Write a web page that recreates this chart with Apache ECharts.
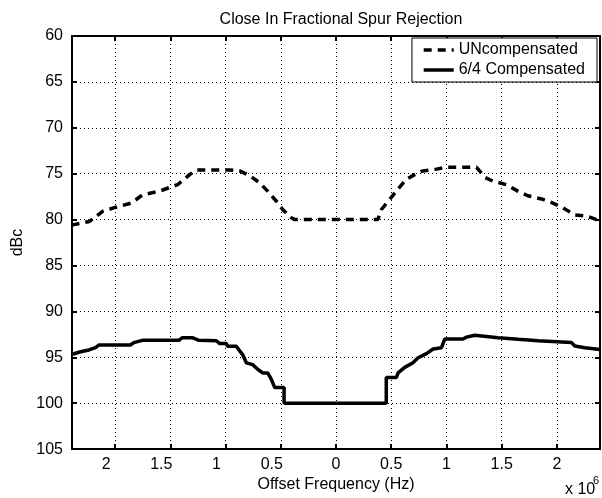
<!DOCTYPE html>
<html>
<head>
<meta charset="utf-8">
<script src="https://cdn.jsdelivr.net/npm/echarts@6/dist/echarts.min.js"></script>
<style>
  html, body { margin: 0; padding: 0; background: #fff; }
  #chart { width: 602px; height: 498px; }
</style>
</head>
<body>
<div id="chart"></div>
<script>
// offset frequency in MHz (axis shows x 10^6 Hz), level in dBc
const uncompFreq = [-2.394, -2.231, -2.113, -2.005, -1.853, -1.751, -1.597, -1.506, -1.434, -1.325, -1.264, -0.963, -0.872, -0.782, -0.691, -0.619, -0.540, -0.483, -0.404, -0.374, 0.378, 0.411, 0.486, 0.559, 0.638, 0.713, 0.785, 0.909, 1.000, 1.272, 1.347, 1.419, 1.543, 1.646, 1.736, 1.860, 1.963, 2.053, 2.162, 2.268, 2.359, 2.39]
const uncompDbc = [80.6, 80.2, 79.1, 78.7, 78.2, 77.3, 76.9, 76.5, 76.2, 75.1, 74.6, 74.6, 74.7, 75.2, 76.0, 76.9, 78.0, 78.9, 79.8, 80.0, 80.0, 78.9, 77.8, 76.7, 75.6, 75.1, 74.7, 74.5, 74.3, 74.3, 75.4, 75.8, 76.2, 76.9, 77.4, 77.75, 78.2, 78.7, 79.5, 79.6, 80.0, 80.1]

const compFreq = [-2.394, -2.312, -2.237, -2.177, -2.147, -1.860, -1.830, -1.754, -1.422, -1.391, -1.301, -1.241, -1.083, -1.053, -0.993, -0.981, -0.902, -0.872, -0.845, -0.812, -0.755, -0.709, -0.664, -0.619, -0.585, -0.555, -0.470, -0.470, 0.455, 0.455, 0.547, 0.562, 0.622, 0.697, 0.743, 0.819, 0.879, 0.955, 0.985, 1.150, 1.181, 1.256, 1.467, 1.649, 1.830, 2.132, 2.162, 2.253, 2.39]
const compDbc = [94.7, 94.4, 94.2, 93.95, 93.66, 93.66, 93.4, 93.15, 93.15, 92.86, 92.86, 93.15, 93.2, 93.5, 93.5, 93.8, 93.8, 94.3, 94.7, 95.6, 95.8, 96.3, 96.7, 96.7, 97.4, 98.3, 98.3, 100, 100, 97.2, 97.2, 96.7, 96.1, 95.6, 95.05, 94.6, 94.1, 93.95, 93.0, 93.0, 92.8, 92.6, 92.86, 93.04, 93.2, 93.4, 93.77, 93.95, 94.15]

const seriesNames = ['UNcompensated', '6/4 Compensated']
const xRange = [-2.39, 2.39]
const yRange = [60, 105]

const zip = (xs, ys) => xs.map((x, i) => [x, ys[i]])

const font = "'Liberation Sans', Arial, sans-serif"
const black = '#000'

var myChart = echarts.init(document.getElementById('chart'))

// MATLAB-style box: inner ticks on every side, dotted grid
const frameAxis = (extra) => Object.assign({
  axisLine: { show: true, onZero: false, lineStyle: { color: black, width: 2 } },
  axisTick: { show: true, inside: true, length: 5, lineStyle: { color: black, width: 2 } },
}, extra)

myChart.setOption({
  animation: false,
  backgroundColor: '#fff',
  textStyle: { fontFamily: font, color: black },
  title: {
    text: 'Close In Fractional Spur Rejection',
    left: 336,
    textAlign: 'center',
    top: 7,
    textStyle: { fontFamily: font, fontSize: 16, fontWeight: 'normal', color: black }
  },
  grid: { left: 72, right: 2, top: 36, bottom: 48 },
  legend: {
    orient: 'vertical',
    right: 5,
    top: 38,
    padding: [4, 12, 4, 10],
    itemGap: 4,
    itemWidth: 30,
    itemHeight: 15,
    backgroundColor: '#fff',
    borderColor: black,
    borderWidth: 1,
    borderRadius: 0,
    itemStyle: { opacity: 0 },
    lineStyle: { width: 3.5 },
    textStyle: { fontFamily: font, fontSize: 16, color: black },
    data: seriesNames
  },
  xAxis: [
    frameAxis({
      type: 'value',
      min: xRange[0],
      max: xRange[1],
      splitNumber: 10,
      name: 'Offset Frequency (Hz)',
      nameLocation: 'middle',
      nameGap: 22,
      nameTextStyle: { fontFamily: font, fontSize: 16, color: black },
      splitLine: { show: true, lineStyle: { color: black, width: 1, type: [1, 3] } },
      axisLabel: {
        margin: 7,
        fontFamily: font,
        fontSize: 16,
        color: black,
        showMinLabel: false,
        showMaxLabel: false,
        formatter(val) {
          const r = Math.round(val * 2) / 2
          if (Math.abs(r - val) > 1e-6) return ''
          const t = String(Math.abs(r))
          return r < 0 ? '{n|' + t + '}' : t
        },
        rich: { n: { fontFamily: font, fontSize: 16, color: black, padding: [0, 18, 0, 0] } }
      }
    }),
    frameAxis({
      type: 'value',
      position: 'top',
      min: xRange[0],
      max: xRange[1],
      splitNumber: 10,
      splitLine: { show: false },
      axisLabel: { show: false }
    })
  ],
  yAxis: [
    frameAxis({
      type: 'value',
      inverse: true,
      min: yRange[0],
      max: yRange[1],
      interval: 5,
      name: 'dBc',
      nameLocation: 'middle',
      nameGap: 46,
      nameTextStyle: { fontFamily: font, fontSize: 16, color: black },
      splitLine: { show: true, lineStyle: { color: black, width: 1, type: [1, 3] } },
      axisLabel: { margin: 9, fontFamily: font, fontSize: 16, color: black }
    }),
    frameAxis({
      type: 'value',
      position: 'right',
      inverse: true,
      min: yRange[0],
      max: yRange[1],
      interval: 5,
      splitLine: { show: false },
      axisLabel: { show: false }
    })
  ],
  graphic: [
    {
      type: 'text',
      left: 565,
      top: 482,
      style: { text: 'x 10', font: '16px ' + font, fill: black }
    },
    {
      type: 'text',
      left: 593,
      top: 475,
      style: { text: '6', font: '11px ' + font, fill: black }
    }
  ],
  series: [
    {
      name: seriesNames[0],
      type: 'line',
      data: zip(uncompFreq, uncompDbc),
      symbol: 'none',
      clip: true,
      lineStyle: { color: black, width: 3.5, type: [8, 6] },
      itemStyle: { color: black }
    },
    {
      name: seriesNames[1],
      type: 'line',
      data: zip(compFreq, compDbc),
      symbol: 'none',
      clip: true,
      lineStyle: { color: black, width: 3.5 },
      itemStyle: { color: black }
    }
  ]
})
</script>
</body>
</html>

______

What is asked: Skip the images and write out the rest of the listing exactly.

Worked solution:
Write a web page that recreates this chart with Apache ECharts.
<!DOCTYPE html>
<html>
<head>
<meta charset="utf-8">
<script src="https://cdn.jsdelivr.net/npm/echarts@6/dist/echarts.min.js"></script>
<style>
  html, body { margin: 0; padding: 0; background: #fff; }
  #chart { width: 602px; height: 498px; }
</style>
</head>
<body>
<div id="chart"></div>
<script>
// offset frequency in MHz (axis shows x 10^6 Hz), level in dBc
const uncompFreq = [-2.394, -2.231, -2.113, -2.005, -1.853, -1.751, -1.597, -1.506, -1.434, -1.325, -1.264, -0.963, -0.872, -0.782, -0.691, -0.619, -0.540, -0.483, -0.404, -0.374, 0.378, 0.411, 0.486, 0.559, 0.638, 0.713, 0.785, 0.909, 1.000, 1.272, 1.347, 1.419, 1.543, 1.646, 1.736, 1.860, 1.963, 2.053, 2.162, 2.268, 2.359, 2.39]
const uncompDbc = [80.6, 80.2, 79.1, 78.7, 78.2, 77.3, 76.9, 76.5, 76.2, 75.1, 74.6, 74.6, 74.7, 75.2, 76.0, 76.9, 78.0, 78.9, 79.8, 80.0, 80.0, 78.9, 77.8, 76.7, 75.6, 75.1, 74.7, 74.5, 74.3, 74.3, 75.4, 75.8, 76.2, 76.9, 77.4, 77.75, 78.2, 78.7, 79.5, 79.6, 80.0, 80.1]

const compFreq = [-2.394, -2.312, -2.237, -2.177, -2.147, -1.860, -1.830, -1.754, -1.422, -1.391, -1.301, -1.241, -1.083, -1.053, -0.993, -0.981, -0.902, -0.872, -0.845, -0.812, -0.755, -0.709, -0.664, -0.619, -0.585, -0.555, -0.470, -0.470, 0.455, 0.455, 0.547, 0.562, 0.622, 0.697, 0.743, 0.819, 0.879, 0.955, 0.985, 1.150, 1.181, 1.256, 1.467, 1.649, 1.830, 2.132, 2.162, 2.253, 2.39]
const compDbc = [94.7, 94.4, 94.2, 93.95, 93.66, 93.66, 93.4, 93.15, 93.15, 92.86, 92.86, 93.15, 93.2, 93.5, 93.5, 93.8, 93.8, 94.3, 94.7, 95.6, 95.8, 96.3, 96.7, 96.7, 97.4, 98.3, 98.3, 100, 100, 97.2, 97.2, 96.7, 96.1, 95.6, 95.05, 94.6, 94.1, 93.95, 93.0, 93.0, 92.8, 92.6, 92.86, 93.04, 93.2, 93.4, 93.77, 93.95, 94.15]

const seriesNames = ['UNcompensated', '6/4 Compensated']
const xRange = [-2.39, 2.39]
const yRange = [60, 105]

const zip = (xs, ys) => xs.map((x, i) => [x, ys[i]])

const font = "'Liberation Sans', Arial, sans-serif"
const black = '#000'

var myChart = echarts.init(document.getElementById('chart'))

// MATLAB-style box: inner ticks on every side, dotted grid
const frameAxis = (extra) => Object.assign({
  axisLine: { show: true, onZero: false, lineStyle: { color: black, width: 2 } },
  axisTick: { show: true, inside: true, length: 5, lineStyle: { color: black, width: 2 } },
}, extra)

myChart.setOption({
  animation: false,
  backgroundColor: '#fff',
  textStyle: { fontFamily: font, color: black },
  title: {
    text: 'Close In Fractional Spur Rejection',
    left: 336,
    textAlign: 'center',
    top: 7,
    textStyle: { fontFamily: font, fontSize: 16, fontWeight: 'normal', color: black }
  },
  grid: { left: 72, right: 2, top: 36, bottom: 48 },
  legend: {
    orient: 'vertical',
    right: 5,
    top: 38,
    padding: [4, 12, 4, 10],
    itemGap: 4,
    itemWidth: 30,
    itemHeight: 15,
    backgroundColor: '#fff',
    borderColor: black,
    borderWidth: 1,
    borderRadius: 0,
    itemStyle: { opacity: 0 },
    lineStyle: { width: 3.5 },
    textStyle: { fontFamily: font, fontSize: 16, color: black },
    data: seriesNames
  },
  xAxis: [
    frameAxis({
      type: 'value',
      min: xRange[0],
      max: xRange[1],
      splitNumber: 10,
      name: 'Offset Frequency (Hz)',
      nameLocation: 'middle',
      nameGap: 22,
      nameTextStyle: { fontFamily: font, fontSize: 16, color: black },
      splitLine: { show: true, lineStyle: { color: black, width: 1, type: [1, 3] } },
      axisLabel: {
        margin: 7,
        fontFamily: font,
        fontSize: 16,
        color: black,
        showMinLabel: false,
        showMaxLabel: false,
        formatter(val) {
          const r = Math.round(val * 2) / 2
          if (Math.abs(r - val) > 1e-6) return ''
          const t = String(Math.abs(r))
          return r < 0 ? '{n|' + t + '}' : t
        },
        rich: { n: { fontFamily: font, fontSize: 16, color: black, padding: [0, 18, 0, 0] } }
      }
    }),
    frameAxis({
      type: 'value',
      position: 'top',
      min: xRange[0],
      max: xRange[1],
      splitNumber: 10,
      splitLine: { show: false },
      axisLabel: { show: false }
    })
  ],
  yAxis: [
    frameAxis({
      type: 'value',
      inverse: true,
      min: yRange[0],
      max: yRange[1],
      interval: 5,
      name: 'dBc',
      nameLocation: 'middle',
      nameGap: 46,
      nameTextStyle: { fontFamily: font, fontSize: 16, color: black },
      splitLine: { show: true, lineStyle: { color: black, width: 1, type: [1, 3] } },
      axisLabel: { margin: 9, fontFamily: font, fontSize: 16, color: black }
    }),
    frameAxis({
      type: 'value',
      position: 'right',
      inverse: true,
      min: yRange[0],
      max: yRange[1],
      interval: 5,
      splitLine: { show: false },
      axisLabel: { show: false }
    })
  ],
  graphic: [
    {
      type: 'text',
      left: 565,
      top: 482,
      style: { text: 'x 10', font: '16px ' + font, fill: black }
    },
    {
      type: 'text',
      left: 593,
      top: 475,
      style: { text: '6', font: '11px ' + font, fill: black }
    }
  ],
  series: [
    {
      name: seriesNames[0],
      type: 'line',
      data: zip(uncompFreq, uncompDbc),
      symbol: 'none',
      clip: true,
      lineStyle: { color: black, width: 3.5, type: [8, 6] },
      itemStyle: { color: black }
    },
    {
      name: seriesNames[1],
      type: 'line',
      data: zip(compFreq, compDbc),
      symbol: 'none',
      clip: true,
      lineStyle: { color: black, width: 3.5 },
      itemStyle: { color: black }
    }
  ]
})
</script>
</body>
</html>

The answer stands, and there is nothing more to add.